_MATERIAL SHOWN:_
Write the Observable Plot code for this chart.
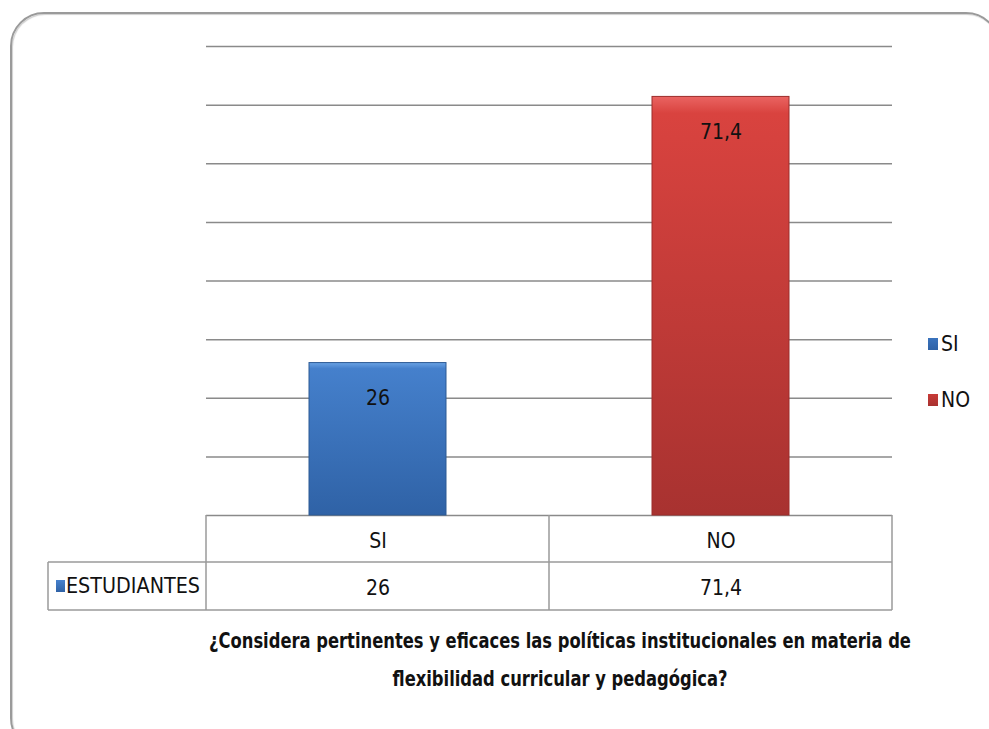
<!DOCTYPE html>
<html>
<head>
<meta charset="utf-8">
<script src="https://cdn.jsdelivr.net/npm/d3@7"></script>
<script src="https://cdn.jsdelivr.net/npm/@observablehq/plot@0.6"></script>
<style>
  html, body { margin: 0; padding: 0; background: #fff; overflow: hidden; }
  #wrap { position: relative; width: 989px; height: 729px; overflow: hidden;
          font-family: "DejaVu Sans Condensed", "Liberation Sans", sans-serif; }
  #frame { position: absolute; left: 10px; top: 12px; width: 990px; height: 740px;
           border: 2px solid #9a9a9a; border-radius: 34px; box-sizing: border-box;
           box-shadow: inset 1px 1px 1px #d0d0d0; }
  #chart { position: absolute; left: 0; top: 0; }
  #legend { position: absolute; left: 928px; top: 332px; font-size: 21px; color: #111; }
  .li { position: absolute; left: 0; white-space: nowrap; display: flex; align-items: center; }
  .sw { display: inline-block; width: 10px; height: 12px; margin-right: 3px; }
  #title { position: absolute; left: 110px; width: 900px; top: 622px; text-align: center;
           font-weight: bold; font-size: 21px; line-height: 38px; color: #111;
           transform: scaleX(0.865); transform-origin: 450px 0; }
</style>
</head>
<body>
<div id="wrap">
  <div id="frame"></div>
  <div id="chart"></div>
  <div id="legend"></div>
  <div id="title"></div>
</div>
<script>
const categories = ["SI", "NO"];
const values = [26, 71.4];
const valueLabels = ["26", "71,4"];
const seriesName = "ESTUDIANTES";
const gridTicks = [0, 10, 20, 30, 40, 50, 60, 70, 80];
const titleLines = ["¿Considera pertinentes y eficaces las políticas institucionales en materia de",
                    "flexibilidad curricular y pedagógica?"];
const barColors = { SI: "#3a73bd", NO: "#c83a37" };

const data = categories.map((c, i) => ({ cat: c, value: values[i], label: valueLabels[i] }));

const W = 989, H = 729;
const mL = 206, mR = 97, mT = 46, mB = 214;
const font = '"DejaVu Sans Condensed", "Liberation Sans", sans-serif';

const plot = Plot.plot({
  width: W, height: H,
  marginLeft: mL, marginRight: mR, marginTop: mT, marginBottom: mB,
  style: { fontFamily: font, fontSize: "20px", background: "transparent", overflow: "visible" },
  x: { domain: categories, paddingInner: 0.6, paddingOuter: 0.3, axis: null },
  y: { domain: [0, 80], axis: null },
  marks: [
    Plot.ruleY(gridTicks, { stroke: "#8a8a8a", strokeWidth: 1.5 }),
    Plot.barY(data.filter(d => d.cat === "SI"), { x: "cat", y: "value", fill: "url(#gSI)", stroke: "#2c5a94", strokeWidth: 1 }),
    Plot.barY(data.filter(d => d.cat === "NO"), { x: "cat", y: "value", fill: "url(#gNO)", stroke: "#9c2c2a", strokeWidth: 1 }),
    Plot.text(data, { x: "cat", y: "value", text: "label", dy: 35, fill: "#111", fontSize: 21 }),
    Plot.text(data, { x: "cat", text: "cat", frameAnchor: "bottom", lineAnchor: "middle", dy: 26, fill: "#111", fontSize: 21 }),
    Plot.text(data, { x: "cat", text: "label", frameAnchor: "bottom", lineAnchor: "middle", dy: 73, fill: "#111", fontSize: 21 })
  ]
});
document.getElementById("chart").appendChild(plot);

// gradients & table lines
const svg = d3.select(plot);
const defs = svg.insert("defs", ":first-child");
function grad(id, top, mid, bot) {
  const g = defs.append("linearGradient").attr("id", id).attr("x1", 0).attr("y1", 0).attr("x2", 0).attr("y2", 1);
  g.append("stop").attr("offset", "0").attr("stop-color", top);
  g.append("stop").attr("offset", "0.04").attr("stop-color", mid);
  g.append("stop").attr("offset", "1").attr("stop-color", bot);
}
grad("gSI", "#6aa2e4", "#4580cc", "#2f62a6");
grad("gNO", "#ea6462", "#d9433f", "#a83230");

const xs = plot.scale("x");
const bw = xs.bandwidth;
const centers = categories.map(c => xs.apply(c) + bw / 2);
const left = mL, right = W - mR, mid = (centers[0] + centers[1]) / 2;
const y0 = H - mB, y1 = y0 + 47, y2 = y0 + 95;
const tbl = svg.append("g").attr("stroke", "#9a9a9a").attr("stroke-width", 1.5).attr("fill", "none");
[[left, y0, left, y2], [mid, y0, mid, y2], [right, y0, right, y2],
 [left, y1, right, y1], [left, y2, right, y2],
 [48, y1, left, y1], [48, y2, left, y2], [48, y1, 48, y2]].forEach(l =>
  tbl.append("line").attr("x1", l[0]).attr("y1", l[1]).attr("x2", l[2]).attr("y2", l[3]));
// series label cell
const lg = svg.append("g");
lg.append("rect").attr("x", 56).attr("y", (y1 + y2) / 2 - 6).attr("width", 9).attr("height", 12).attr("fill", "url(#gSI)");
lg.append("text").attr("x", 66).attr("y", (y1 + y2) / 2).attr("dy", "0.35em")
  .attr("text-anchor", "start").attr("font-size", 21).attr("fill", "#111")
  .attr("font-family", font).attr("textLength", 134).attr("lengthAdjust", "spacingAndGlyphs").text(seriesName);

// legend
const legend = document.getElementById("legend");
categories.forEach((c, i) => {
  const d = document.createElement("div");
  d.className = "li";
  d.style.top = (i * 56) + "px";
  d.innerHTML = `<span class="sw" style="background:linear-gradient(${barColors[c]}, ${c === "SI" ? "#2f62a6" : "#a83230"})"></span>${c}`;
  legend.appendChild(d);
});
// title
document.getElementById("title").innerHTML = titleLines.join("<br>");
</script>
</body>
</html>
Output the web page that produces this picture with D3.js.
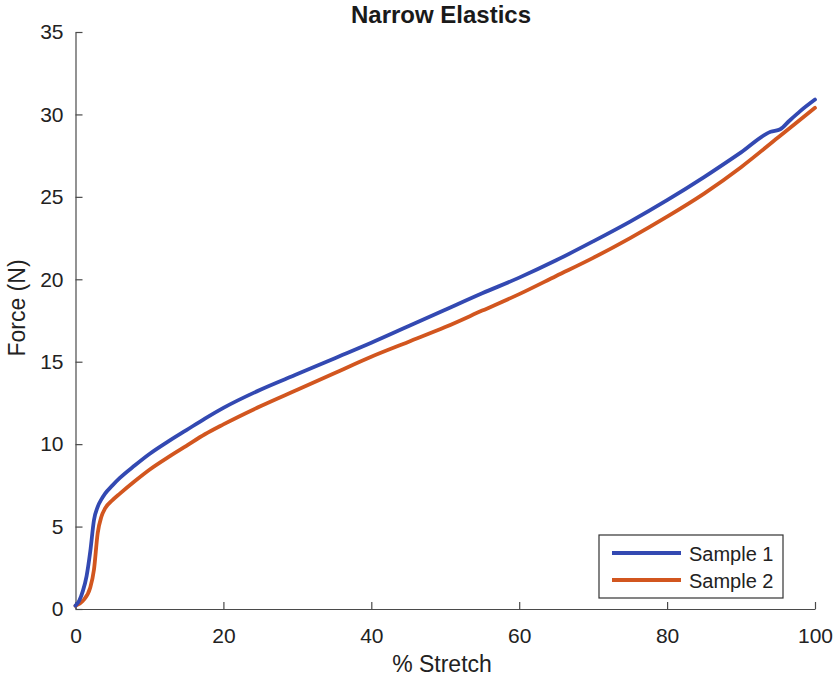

_PROBLEM TO WORK ON:_
Images in the data above are to be skipped. Retype all other material exactly.

_RESPONSE TO THIS TASK:_
Write the Observable Plot code for this chart.
<!DOCTYPE html>
<html>
<head>
<meta charset="utf-8">
<script src="https://cdn.jsdelivr.net/npm/d3@7"></script>
<script src="https://cdn.jsdelivr.net/npm/@observablehq/plot@0.6"></script>
<style>
  html, body { margin: 0; padding: 0; background: #fff; overflow: hidden; }
  #wrap { position: relative; width: 989px; height: 729px; overflow: hidden;
          font-family: "DejaVu Sans Condensed", "Liberation Sans", sans-serif; }
  #frame { position: absolute; left: 10px; top: 12px; width: 990px; height: 740px;
           border: 2px solid #9a9a9a; border-radius: 34px; box-sizing: border-box;
           box-shadow: inset 1px 1px 1px #d0d0d0; }
  #chart { position: absolute; left: 0; top: 0; }
  #legend { position: absolute; left: 928px; top: 332px; font-size: 21px; color: #111; }
  .li { position: absolute; left: 0; white-space: nowrap; display: flex; align-items: center; }
  .sw { display: inline-block; width: 10px; height: 12px; margin-right: 3px; }
  #title { position: absolute; left: 110px; width: 900px; top: 622px; text-align: center;
           font-weight: bold; font-size: 21px; line-height: 38px; color: #111;
           transform: scaleX(0.865); transform-origin: 450px 0; }
</style>
</head>
<body>
<div id="wrap">
  <div id="frame"></div>
  <div id="chart"></div>
  <div id="legend"></div>
  <div id="title"></div>
</div>
<script>
const categories = ["SI", "NO"];
const values = [26, 71.4];
const valueLabels = ["26", "71,4"];
const seriesName = "ESTUDIANTES";
const gridTicks = [0, 10, 20, 30, 40, 50, 60, 70, 80];
const titleLines = ["¿Considera pertinentes y eficaces las políticas institucionales en materia de",
                    "flexibilidad curricular y pedagógica?"];
const barColors = { SI: "#3a73bd", NO: "#c83a37" };

const data = categories.map((c, i) => ({ cat: c, value: values[i], label: valueLabels[i] }));

const W = 989, H = 729;
const mL = 206, mR = 97, mT = 46, mB = 214;
const font = '"DejaVu Sans Condensed", "Liberation Sans", sans-serif';

const plot = Plot.plot({
  width: W, height: H,
  marginLeft: mL, marginRight: mR, marginTop: mT, marginBottom: mB,
  style: { fontFamily: font, fontSize: "20px", background: "transparent", overflow: "visible" },
  x: { domain: categories, paddingInner: 0.6, paddingOuter: 0.3, axis: null },
  y: { domain: [0, 80], axis: null },
  marks: [
    Plot.ruleY(gridTicks, { stroke: "#8a8a8a", strokeWidth: 1.5 }),
    Plot.barY(data.filter(d => d.cat === "SI"), { x: "cat", y: "value", fill: "url(#gSI)", stroke: "#2c5a94", strokeWidth: 1 }),
    Plot.barY(data.filter(d => d.cat === "NO"), { x: "cat", y: "value", fill: "url(#gNO)", stroke: "#9c2c2a", strokeWidth: 1 }),
    Plot.text(data, { x: "cat", y: "value", text: "label", dy: 35, fill: "#111", fontSize: 21 }),
    Plot.text(data, { x: "cat", text: "cat", frameAnchor: "bottom", lineAnchor: "middle", dy: 26, fill: "#111", fontSize: 21 }),
    Plot.text(data, { x: "cat", text: "label", frameAnchor: "bottom", lineAnchor: "middle", dy: 73, fill: "#111", fontSize: 21 })
  ]
});
document.getElementById("chart").appendChild(plot);

// gradients & table lines
const svg = d3.select(plot);
const defs = svg.insert("defs", ":first-child");
function grad(id, top, mid, bot) {
  const g = defs.append("linearGradient").attr("id", id).attr("x1", 0).attr("y1", 0).attr("x2", 0).attr("y2", 1);
  g.append("stop").attr("offset", "0").attr("stop-color", top);
  g.append("stop").attr("offset", "0.04").attr("stop-color", mid);
  g.append("stop").attr("offset", "1").attr("stop-color", bot);
}
grad("gSI", "#6aa2e4", "#4580cc", "#2f62a6");
grad("gNO", "#ea6462", "#d9433f", "#a83230");

const xs = plot.scale("x");
const bw = xs.bandwidth;
const centers = categories.map(c => xs.apply(c) + bw / 2);
const left = mL, right = W - mR, mid = (centers[0] + centers[1]) / 2;
const y0 = H - mB, y1 = y0 + 47, y2 = y0 + 95;
const tbl = svg.append("g").attr("stroke", "#9a9a9a").attr("stroke-width", 1.5).attr("fill", "none");
[[left, y0, left, y2], [mid, y0, mid, y2], [right, y0, right, y2],
 [left, y1, right, y1], [left, y2, right, y2],
 [48, y1, left, y1], [48, y2, left, y2], [48, y1, 48, y2]].forEach(l =>
  tbl.append("line").attr("x1", l[0]).attr("y1", l[1]).attr("x2", l[2]).attr("y2", l[3]));
// series label cell
const lg = svg.append("g");
lg.append("rect").attr("x", 56).attr("y", (y1 + y2) / 2 - 6).attr("width", 9).attr("height", 12).attr("fill", "url(#gSI)");
lg.append("text").attr("x", 66).attr("y", (y1 + y2) / 2).attr("dy", "0.35em")
  .attr("text-anchor", "start").attr("font-size", 21).attr("fill", "#111")
  .attr("font-family", font).attr("textLength", 134).attr("lengthAdjust", "spacingAndGlyphs").text(seriesName);

// legend
const legend = document.getElementById("legend");
categories.forEach((c, i) => {
  const d = document.createElement("div");
  d.className = "li";
  d.style.top = (i * 56) + "px";
  d.innerHTML = `<span class="sw" style="background:linear-gradient(${barColors[c]}, ${c === "SI" ? "#2f62a6" : "#a83230"})"></span>${c}`;
  legend.appendChild(d);
});
// title
document.getElementById("title").innerHTML = titleLines.join("<br>");
</script>
</body>
</html>
Output the web page that produces this picture with D3.js.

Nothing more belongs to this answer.